I want to direct your attention to a post by prominent authority on Chinese economics Michael Pettis. It’s so carefully constructed that it’s difficult to excerpt but I’ll do my best to give you its flavor:
Over the past two years we have become pretty used to the spectacle of Chinese government officials warning the US about its responsibility to maintain the value of the huge amount of US treasury bonds the PBoC has accumulated. More recently we have been hearing complaints in Germany about the possibility that defaults in peripheral Europe will lead to losses among the many German banks that hold Greek, Portuguese, Irish, Spanish and other European government obligations.
In both cases (and many others) there seems to be an aggrieved sense on the part of creditors that after providing so much helpful funding to undisciplined debtors, the creditors are going to be left with losses. There is, they claim, something terribly unfair about the whole thing.
To me this whole argument is pretty surreal. Not only have the creditors totally mixed up the causality of the process, and confused discretionary foreign lending with domestic employment policies, but an erosion in the value of the liabilities owed to them is an almost certain consequence of their own continuing domestic policies. It is largely policies in the creditor countries, in other words, that will determine whether or not the value of those obligations must erode in real terms.

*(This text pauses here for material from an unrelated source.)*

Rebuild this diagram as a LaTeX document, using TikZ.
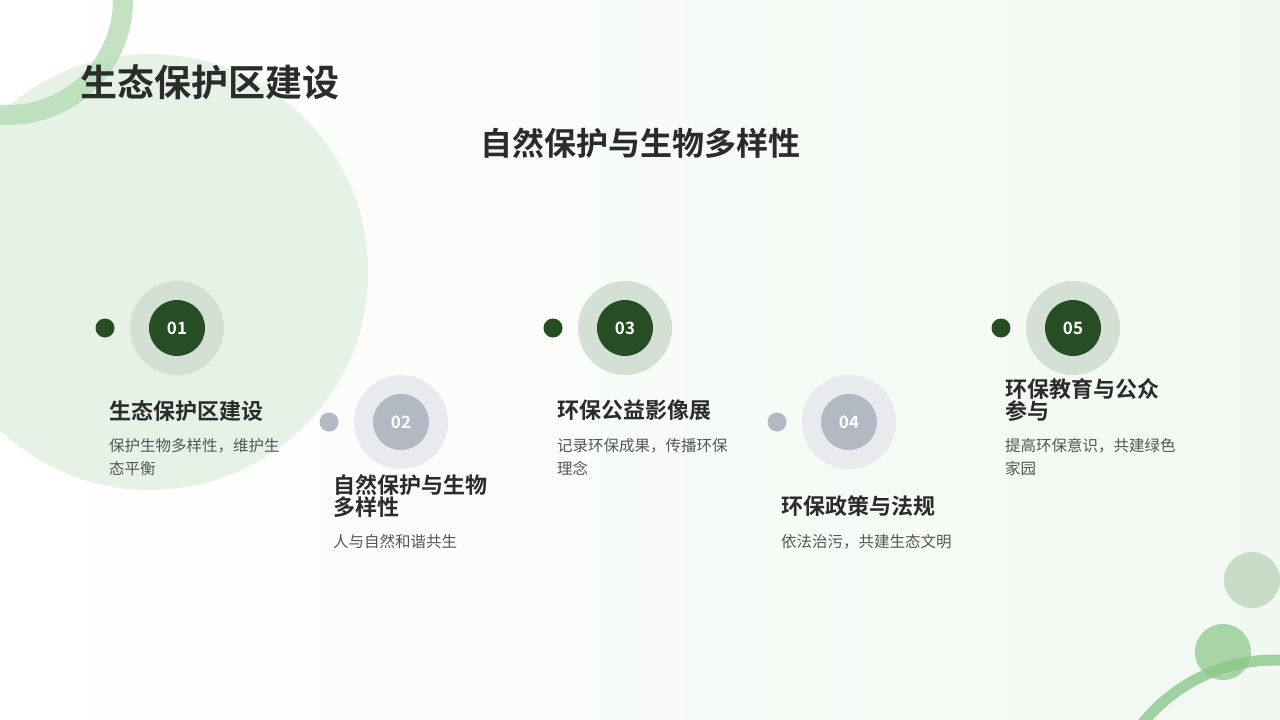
\documentclass[tikz,border=0pt]{standalone}
\usepackage{fontspec}
\setmainfont{Noto Sans CJK SC}
\newfontfamily\cjkb{Noto Sans CJK SC Bold}
\usetikzlibrary{calc}
\definecolor{dg}{HTML}{264D23}
\definecolor{halo1}{HTML}{D5E0D5}
\definecolor{gy}{HTML}{B3B9C3}
\definecolor{halo2}{HTML}{E8EAEE}
\definecolor{txt}{HTML}{2B2B2B}
\definecolor{desc}{HTML}{555555}
\definecolor{bgr}{RGB}{241,248,241}
\definecolor{bigc}{RGB}{230,242,230}
\definecolor{ringa}{RGB}{180,220,180}
\definecolor{cb1}{RGB}{200,220,200}
\definecolor{cb2}{RGB}{150,205,150}
\definecolor{ringb}{RGB}{140,200,140}
\tikzset{
 ttl/.style={anchor=north west,align=left,font=\cjkb\fontsize{22}{22}\selectfont,text=txt,inner sep=0},
 dsc/.style={anchor=north west,align=left,font=\fontsize{15.5}{23}\selectfont,text=desc,inner sep=0},
 num/.style={font=\cjkb\fontsize{17}{17}\selectfont,text=white}
}
\begin{document}
\begin{tikzpicture}[x=1pt,y=-1pt]
\useasboundingbox (0,0) rectangle (1280,720);
\shade[left color=white,right color=bgr] (0,0) rectangle (1280,720);
% decorations
\fill[bigc] (150,272) circle (218);
\draw[line width=20pt,ringa,opacity=0.8] (8,0) circle (115);
\fill[cb1] (1252,580) circle (28);
\fill[cb2,opacity=0.8] (1223,652) circle (28);
\draw[line width=11pt,ringb,opacity=0.8] (1275,830) circle (170);
% titles
\node[anchor=west,inner sep=0,font=\cjkb\fontsize{37}{37}\selectfont,text=txt] (t) at (80,82) {生态保护区建设};
\node[inner sep=0,font=\cjkb\fontsize{32}{32}\selectfont,text=txt] (st) at (640,143) {自然保护与生物多样性};
% steps
\foreach \n/\x/\y/\c/\h/\tt/\ty/\dd/\dy in {
 01/177/328/dg/halo1/{生态保护区建设}/400/{保护生物多样性，维护生\\态平衡}/438,
 02/401/422/gy/halo2/{自然保护与生物\\多样性}/474/{人与自然和谐共生}/534,
 03/625/328/dg/halo1/{环保公益影像展}/400/{记录环保成果，传播环保\\理念}/438,
 04/849/422/gy/halo2/{环保政策与法规}/495/{依法治污，共建生态文明}/534,
 05/1073/328/dg/halo1/{环保教育与公众\\参与}/378/{提高环保意识，共建绿色\\家园}/438}{
 \fill[\c] (\x-72,\y) circle (9.5) coordinate (dot\n);
 \fill[\h] (\x,\y) circle (47);
 \node[circle,fill=\c,minimum size=56pt,num] (c\n) at (\x,\y) {\n};
 \node[ttl] (tt\n) at (\x-68,\ty) {\tt};
 \node[dsc] (d\n) at (\x-68,\dy) {\dd};
}
\end{tikzpicture}
\end{document}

I urge you to read it in full.
The linchpin of Germany and China’s mercantilist economic strategies is that in order for the strategy to work China needs to buy U. S. dollar assets and German banks needs to fund peripheral European debt. Were the U. S. or the PIIGS to consume less, as the Chinese and German authorities have been demanding, it would hurt China and Germany. To mitigate the overall damage to the world economy it is China and Germany’s strategies that must change if only for their own self-preservation. Both countries must consume more and export less.
This is why I find the moaning and gnashing of teeth over the possible erosion of the value of claims accumulated by surplus countries surreal. There is only one possible way to avoid that erosion of value, and that requires that the surplus countries work with the deficit countries to reverse the trade imbalances. If the surplus countries refuse to take the necessary steps, an erosion in the value of those claims is the automatic and necessary consequence. In practice that means that either the claims must be devalued or they will lead to default.
The picture above is a drawing of one of his far-fetched contraptions by the famous cartoonist Rube Goldberg. How else would you illustrate a complicated and harebrained system?